» **What this task involves**: Copy out the material below in full, but not its images.

» **Data block**:
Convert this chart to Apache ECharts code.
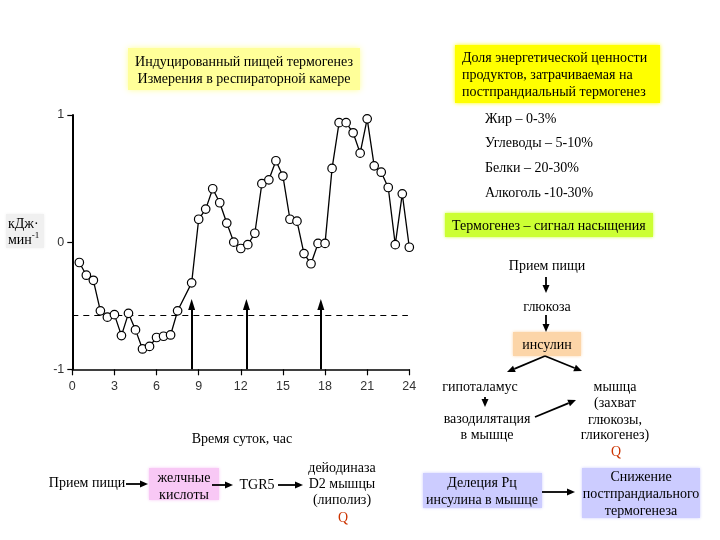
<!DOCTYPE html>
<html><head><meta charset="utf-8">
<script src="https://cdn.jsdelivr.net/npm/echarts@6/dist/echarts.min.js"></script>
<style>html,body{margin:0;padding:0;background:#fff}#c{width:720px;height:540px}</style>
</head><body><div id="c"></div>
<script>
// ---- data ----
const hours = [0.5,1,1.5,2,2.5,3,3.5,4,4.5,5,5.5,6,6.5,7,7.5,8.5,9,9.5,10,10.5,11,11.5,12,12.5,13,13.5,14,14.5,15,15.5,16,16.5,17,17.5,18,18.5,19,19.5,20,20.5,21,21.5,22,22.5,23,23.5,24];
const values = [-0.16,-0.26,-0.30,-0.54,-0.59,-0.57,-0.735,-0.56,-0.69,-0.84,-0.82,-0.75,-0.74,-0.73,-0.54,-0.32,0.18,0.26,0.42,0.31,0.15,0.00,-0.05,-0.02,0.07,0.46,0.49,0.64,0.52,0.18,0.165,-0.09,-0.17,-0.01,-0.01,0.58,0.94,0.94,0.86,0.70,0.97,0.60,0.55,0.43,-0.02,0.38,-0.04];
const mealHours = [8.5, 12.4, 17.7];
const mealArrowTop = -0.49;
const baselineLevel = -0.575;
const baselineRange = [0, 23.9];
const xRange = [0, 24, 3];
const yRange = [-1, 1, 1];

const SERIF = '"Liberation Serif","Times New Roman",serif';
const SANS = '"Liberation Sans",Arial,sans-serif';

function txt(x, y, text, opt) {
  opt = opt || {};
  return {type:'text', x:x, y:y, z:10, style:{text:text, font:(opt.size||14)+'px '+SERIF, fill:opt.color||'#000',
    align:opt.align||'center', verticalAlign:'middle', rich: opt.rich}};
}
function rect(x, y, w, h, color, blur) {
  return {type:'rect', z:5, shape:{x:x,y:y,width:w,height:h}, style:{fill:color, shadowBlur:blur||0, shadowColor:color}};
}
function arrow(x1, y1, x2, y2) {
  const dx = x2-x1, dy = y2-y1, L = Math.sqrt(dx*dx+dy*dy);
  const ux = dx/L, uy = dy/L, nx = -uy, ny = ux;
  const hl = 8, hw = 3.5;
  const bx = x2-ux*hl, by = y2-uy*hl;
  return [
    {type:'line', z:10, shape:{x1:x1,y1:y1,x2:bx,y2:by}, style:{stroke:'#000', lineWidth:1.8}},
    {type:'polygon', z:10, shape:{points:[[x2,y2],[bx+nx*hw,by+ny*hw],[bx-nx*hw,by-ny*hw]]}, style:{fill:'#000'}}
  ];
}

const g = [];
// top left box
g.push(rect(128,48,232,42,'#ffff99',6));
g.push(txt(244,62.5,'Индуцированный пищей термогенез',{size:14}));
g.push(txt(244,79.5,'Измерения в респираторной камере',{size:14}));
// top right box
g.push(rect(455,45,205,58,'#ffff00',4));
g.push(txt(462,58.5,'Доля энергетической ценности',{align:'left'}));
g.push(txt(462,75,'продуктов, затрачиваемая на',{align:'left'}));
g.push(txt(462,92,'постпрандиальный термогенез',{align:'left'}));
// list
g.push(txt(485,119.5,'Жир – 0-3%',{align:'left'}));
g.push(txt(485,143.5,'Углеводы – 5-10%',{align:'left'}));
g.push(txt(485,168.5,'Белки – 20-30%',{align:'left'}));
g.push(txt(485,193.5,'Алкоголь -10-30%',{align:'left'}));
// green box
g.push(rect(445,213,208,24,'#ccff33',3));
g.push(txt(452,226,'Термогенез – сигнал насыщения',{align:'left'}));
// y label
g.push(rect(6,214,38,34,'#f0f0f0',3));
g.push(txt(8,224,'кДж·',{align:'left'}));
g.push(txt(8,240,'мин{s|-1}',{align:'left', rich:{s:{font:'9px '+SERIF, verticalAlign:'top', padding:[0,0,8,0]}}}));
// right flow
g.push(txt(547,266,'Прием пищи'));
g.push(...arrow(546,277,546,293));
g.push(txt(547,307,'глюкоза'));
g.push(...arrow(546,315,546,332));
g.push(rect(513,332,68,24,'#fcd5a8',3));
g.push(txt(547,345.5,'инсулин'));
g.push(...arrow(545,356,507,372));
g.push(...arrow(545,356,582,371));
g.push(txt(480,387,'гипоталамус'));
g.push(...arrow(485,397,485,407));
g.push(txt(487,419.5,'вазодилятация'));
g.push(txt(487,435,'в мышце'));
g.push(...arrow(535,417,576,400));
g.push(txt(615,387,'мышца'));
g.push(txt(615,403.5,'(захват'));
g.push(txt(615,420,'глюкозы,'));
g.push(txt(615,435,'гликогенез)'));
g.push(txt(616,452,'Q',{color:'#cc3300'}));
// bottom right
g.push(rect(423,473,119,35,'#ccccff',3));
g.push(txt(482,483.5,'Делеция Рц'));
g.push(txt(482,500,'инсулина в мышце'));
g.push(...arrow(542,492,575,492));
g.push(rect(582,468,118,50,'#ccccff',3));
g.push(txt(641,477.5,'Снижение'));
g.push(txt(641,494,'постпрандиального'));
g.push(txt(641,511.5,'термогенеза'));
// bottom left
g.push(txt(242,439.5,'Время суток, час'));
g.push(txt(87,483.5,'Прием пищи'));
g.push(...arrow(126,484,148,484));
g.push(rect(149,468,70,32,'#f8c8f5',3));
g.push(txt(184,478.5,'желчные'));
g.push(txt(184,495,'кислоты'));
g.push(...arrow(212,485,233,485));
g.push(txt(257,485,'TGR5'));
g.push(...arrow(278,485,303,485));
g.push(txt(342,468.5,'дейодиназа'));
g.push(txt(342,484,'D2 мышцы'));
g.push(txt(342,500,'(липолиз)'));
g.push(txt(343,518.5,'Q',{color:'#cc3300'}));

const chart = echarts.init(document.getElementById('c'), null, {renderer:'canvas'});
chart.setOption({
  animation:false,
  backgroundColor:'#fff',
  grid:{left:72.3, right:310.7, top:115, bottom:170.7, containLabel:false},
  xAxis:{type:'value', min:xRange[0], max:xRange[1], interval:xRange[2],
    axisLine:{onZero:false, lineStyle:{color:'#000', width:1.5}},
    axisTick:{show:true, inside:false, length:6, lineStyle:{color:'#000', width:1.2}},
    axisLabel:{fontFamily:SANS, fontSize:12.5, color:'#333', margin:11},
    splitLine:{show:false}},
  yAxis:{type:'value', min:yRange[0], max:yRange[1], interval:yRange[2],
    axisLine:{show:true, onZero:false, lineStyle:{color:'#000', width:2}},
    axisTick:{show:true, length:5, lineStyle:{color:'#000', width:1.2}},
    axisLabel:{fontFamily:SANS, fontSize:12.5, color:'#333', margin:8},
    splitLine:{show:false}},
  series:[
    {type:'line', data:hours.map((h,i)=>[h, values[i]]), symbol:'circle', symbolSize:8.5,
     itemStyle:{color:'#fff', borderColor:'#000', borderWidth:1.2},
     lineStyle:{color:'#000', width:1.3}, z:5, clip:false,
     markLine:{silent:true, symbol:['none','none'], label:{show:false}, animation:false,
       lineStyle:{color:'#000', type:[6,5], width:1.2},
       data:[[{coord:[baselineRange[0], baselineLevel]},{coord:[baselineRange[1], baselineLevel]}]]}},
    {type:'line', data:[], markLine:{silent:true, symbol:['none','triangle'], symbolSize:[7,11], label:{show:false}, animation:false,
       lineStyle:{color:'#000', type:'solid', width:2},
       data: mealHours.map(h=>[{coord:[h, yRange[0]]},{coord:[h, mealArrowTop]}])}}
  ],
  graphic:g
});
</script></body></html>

» **Exercise output**:
Convert this chart to Apache ECharts code.
<!DOCTYPE html>
<html><head><meta charset="utf-8">
<script src="https://cdn.jsdelivr.net/npm/echarts@6/dist/echarts.min.js"></script>
<style>html,body{margin:0;padding:0;background:#fff}#c{width:720px;height:540px}</style>
</head><body><div id="c"></div>
<script>
// ---- data ----
const hours = [0.5,1,1.5,2,2.5,3,3.5,4,4.5,5,5.5,6,6.5,7,7.5,8.5,9,9.5,10,10.5,11,11.5,12,12.5,13,13.5,14,14.5,15,15.5,16,16.5,17,17.5,18,18.5,19,19.5,20,20.5,21,21.5,22,22.5,23,23.5,24];
const values = [-0.16,-0.26,-0.30,-0.54,-0.59,-0.57,-0.735,-0.56,-0.69,-0.84,-0.82,-0.75,-0.74,-0.73,-0.54,-0.32,0.18,0.26,0.42,0.31,0.15,0.00,-0.05,-0.02,0.07,0.46,0.49,0.64,0.52,0.18,0.165,-0.09,-0.17,-0.01,-0.01,0.58,0.94,0.94,0.86,0.70,0.97,0.60,0.55,0.43,-0.02,0.38,-0.04];
const mealHours = [8.5, 12.4, 17.7];
const mealArrowTop = -0.49;
const baselineLevel = -0.575;
const baselineRange = [0, 23.9];
const xRange = [0, 24, 3];
const yRange = [-1, 1, 1];

const SERIF = '"Liberation Serif","Times New Roman",serif';
const SANS = '"Liberation Sans",Arial,sans-serif';

function txt(x, y, text, opt) {
  opt = opt || {};
  return {type:'text', x:x, y:y, z:10, style:{text:text, font:(opt.size||14)+'px '+SERIF, fill:opt.color||'#000',
    align:opt.align||'center', verticalAlign:'middle', rich: opt.rich}};
}
function rect(x, y, w, h, color, blur) {
  return {type:'rect', z:5, shape:{x:x,y:y,width:w,height:h}, style:{fill:color, shadowBlur:blur||0, shadowColor:color}};
}
function arrow(x1, y1, x2, y2) {
  const dx = x2-x1, dy = y2-y1, L = Math.sqrt(dx*dx+dy*dy);
  const ux = dx/L, uy = dy/L, nx = -uy, ny = ux;
  const hl = 8, hw = 3.5;
  const bx = x2-ux*hl, by = y2-uy*hl;
  return [
    {type:'line', z:10, shape:{x1:x1,y1:y1,x2:bx,y2:by}, style:{stroke:'#000', lineWidth:1.8}},
    {type:'polygon', z:10, shape:{points:[[x2,y2],[bx+nx*hw,by+ny*hw],[bx-nx*hw,by-ny*hw]]}, style:{fill:'#000'}}
  ];
}

const g = [];
// top left box
g.push(rect(128,48,232,42,'#ffff99',6));
g.push(txt(244,62.5,'Индуцированный пищей термогенез',{size:14}));
g.push(txt(244,79.5,'Измерения в респираторной камере',{size:14}));
// top right box
g.push(rect(455,45,205,58,'#ffff00',4));
g.push(txt(462,58.5,'Доля энергетической ценности',{align:'left'}));
g.push(txt(462,75,'продуктов, затрачиваемая на',{align:'left'}));
g.push(txt(462,92,'постпрандиальный термогенез',{align:'left'}));
// list
g.push(txt(485,119.5,'Жир – 0-3%',{align:'left'}));
g.push(txt(485,143.5,'Углеводы – 5-10%',{align:'left'}));
g.push(txt(485,168.5,'Белки – 20-30%',{align:'left'}));
g.push(txt(485,193.5,'Алкоголь -10-30%',{align:'left'}));
// green box
g.push(rect(445,213,208,24,'#ccff33',3));
g.push(txt(452,226,'Термогенез – сигнал насыщения',{align:'left'}));
// y label
g.push(rect(6,214,38,34,'#f0f0f0',3));
g.push(txt(8,224,'кДж·',{align:'left'}));
g.push(txt(8,240,'мин{s|-1}',{align:'left', rich:{s:{font:'9px '+SERIF, verticalAlign:'top', padding:[0,0,8,0]}}}));
// right flow
g.push(txt(547,266,'Прием пищи'));
g.push(...arrow(546,277,546,293));
g.push(txt(547,307,'глюкоза'));
g.push(...arrow(546,315,546,332));
g.push(rect(513,332,68,24,'#fcd5a8',3));
g.push(txt(547,345.5,'инсулин'));
g.push(...arrow(545,356,507,372));
g.push(...arrow(545,356,582,371));
g.push(txt(480,387,'гипоталамус'));
g.push(...arrow(485,397,485,407));
g.push(txt(487,419.5,'вазодилятация'));
g.push(txt(487,435,'в мышце'));
g.push(...arrow(535,417,576,400));
g.push(txt(615,387,'мышца'));
g.push(txt(615,403.5,'(захват'));
g.push(txt(615,420,'глюкозы,'));
g.push(txt(615,435,'гликогенез)'));
g.push(txt(616,452,'Q',{color:'#cc3300'}));
// bottom right
g.push(rect(423,473,119,35,'#ccccff',3));
g.push(txt(482,483.5,'Делеция Рц'));
g.push(txt(482,500,'инсулина в мышце'));
g.push(...arrow(542,492,575,492));
g.push(rect(582,468,118,50,'#ccccff',3));
g.push(txt(641,477.5,'Снижение'));
g.push(txt(641,494,'постпрандиального'));
g.push(txt(641,511.5,'термогенеза'));
// bottom left
g.push(txt(242,439.5,'Время суток, час'));
g.push(txt(87,483.5,'Прием пищи'));
g.push(...arrow(126,484,148,484));
g.push(rect(149,468,70,32,'#f8c8f5',3));
g.push(txt(184,478.5,'желчные'));
g.push(txt(184,495,'кислоты'));
g.push(...arrow(212,485,233,485));
g.push(txt(257,485,'TGR5'));
g.push(...arrow(278,485,303,485));
g.push(txt(342,468.5,'дейодиназа'));
g.push(txt(342,484,'D2 мышцы'));
g.push(txt(342,500,'(липолиз)'));
g.push(txt(343,518.5,'Q',{color:'#cc3300'}));

const chart = echarts.init(document.getElementById('c'), null, {renderer:'canvas'});
chart.setOption({
  animation:false,
  backgroundColor:'#fff',
  grid:{left:72.3, right:310.7, top:115, bottom:170.7, containLabel:false},
  xAxis:{type:'value', min:xRange[0], max:xRange[1], interval:xRange[2],
    axisLine:{onZero:false, lineStyle:{color:'#000', width:1.5}},
    axisTick:{show:true, inside:false, length:6, lineStyle:{color:'#000', width:1.2}},
    axisLabel:{fontFamily:SANS, fontSize:12.5, color:'#333', margin:11},
    splitLine:{show:false}},
  yAxis:{type:'value', min:yRange[0], max:yRange[1], interval:yRange[2],
    axisLine:{show:true, onZero:false, lineStyle:{color:'#000', width:2}},
    axisTick:{show:true, length:5, lineStyle:{color:'#000', width:1.2}},
    axisLabel:{fontFamily:SANS, fontSize:12.5, color:'#333', margin:8},
    splitLine:{show:false}},
  series:[
    {type:'line', data:hours.map((h,i)=>[h, values[i]]), symbol:'circle', symbolSize:8.5,
     itemStyle:{color:'#fff', borderColor:'#000', borderWidth:1.2},
     lineStyle:{color:'#000', width:1.3}, z:5, clip:false,
     markLine:{silent:true, symbol:['none','none'], label:{show:false}, animation:false,
       lineStyle:{color:'#000', type:[6,5], width:1.2},
       data:[[{coord:[baselineRange[0], baselineLevel]},{coord:[baselineRange[1], baselineLevel]}]]}},
    {type:'line', data:[], markLine:{silent:true, symbol:['none','triangle'], symbolSize:[7,11], label:{show:false}, animation:false,
       lineStyle:{color:'#000', type:'solid', width:2},
       data: mealHours.map(h=>[{coord:[h, yRange[0]]},{coord:[h, mealArrowTop]}])}}
  ],
  graphic:g
});
</script></body></html>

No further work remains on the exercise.